Ian Dury once wrote a song celebrating figures such as Einstein, Van Gogh and Segovia, called There Ain't Half Been Some Clever Bastards. It's hard to imagine, were that written today, that the scientist's name would be absent.

"Goodness," says Dawkins. "I wouldn't know about that."

Contemplating the question of the origin of the first atom, Richard Dawkins finds the idea of some external creator "almost impossible". "But when you meet God," I ask, "I assume you'll have a few questions?"

"Indeed. How did life originate? Where did the laws of physics originate? How did consciousness evolve?"

"And why did you allow Stockport County to be relegated to the sixth tier of English football?"

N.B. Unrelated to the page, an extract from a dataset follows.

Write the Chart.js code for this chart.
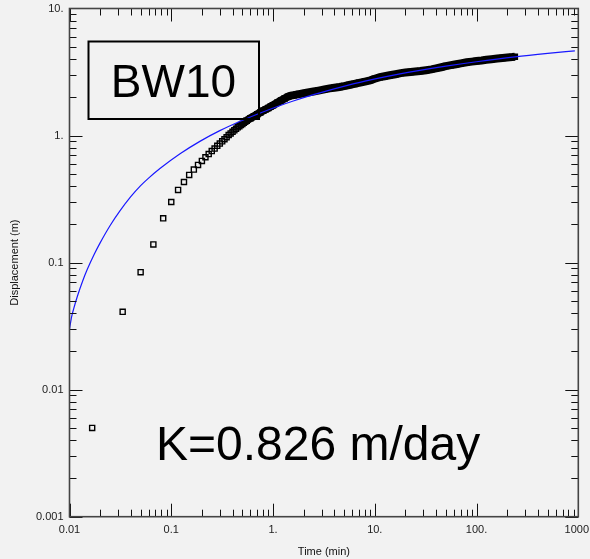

"That," Dawkins replies, "might not be my most urgent of my priorities".

With no good evidence whatsoever, I sense in him the potential for great anger.

"Other people have said that. I don't believe it. Anger isn't the right word."

"Rage?"

"No. I do use ridicule a lot."

Dawkins has never shied from controversy. In 2013 he provoked considerable outrage on Twitter after tweeting that "All the world's Muslims have fewer Nobel Prizes than Trinity College, Cambridge. They did great things in the Middle Ages, though".

"That," he concedes, "was a mistake. Lalla [his third wife, the actress best known as Romana, companion of her former husband Tom Baker in Doctor Who] and I had been to dinner with the then chief rabbi, Jonathan Sacks. About 20 leading Jews were there."

He was informed that "between a quarter and a fifth of Nobel Prizes had been won by Jews. We also learned that the total percentage of Jews in the world is below 1% [and that] only one or two Muslims had ever won a Nobel Prize".

"They were boasting?"

"Yes but with good reason." The number of Muslims in the world, Dawkins says, "Is gigantic compared to Jews. I wrote a tweet about it, then I thought, I can't send that. So I crossed out 'Jews' and I put 'Trinity College Cambridge'."

Richard Dawkins is a kind of equivalent, in the digital age, of the professor who can't be trusted to post a letter. He described Nadia Eweida, the British Airways check-in clerk who was fired for wearing a crucifix as having "one of the most stupid faces I have ever seen" and observed that "Date rape is bad. Stranger rape at knifepoint is worse".

What was he thinking of?

"I don't remember that [last indiscretion]. I don't think that these are interesting topics."

Could such episodes have fostered the misunderstanding that he is aggressive?

"Clarity," he believes, "can be mistaken for aggression. Maybe I'm a bit impatient".

Dawkins believes Hitler's life-path could have been predetermined by the "poisonous" nature of his father's sperm. He has little time for my suggestion that the Führer might have been a fundamentally decent lad who fell in with the wrong crowd.

While he has no faith in the possible existence of God, it's a different story when you get him on aliens.

"There are probably billions of incarnations of life around the universe. It would be extraordinary if we were the only one."

He ends our meeting with an eloquent speech about the joy of investigating evolution: "The process that gave rise to swallows and kangaroos and, er, giraffes. When I die I shall be grateful to have understood how we got here".

When I leave, I get horribly lost, even though this is an area where I once lived for six years. One attempted shortcut takes me right back to his house, where I have no doubt Dawkins is still sitting, negotiating that slightly more challenging landscape inhabited by genius.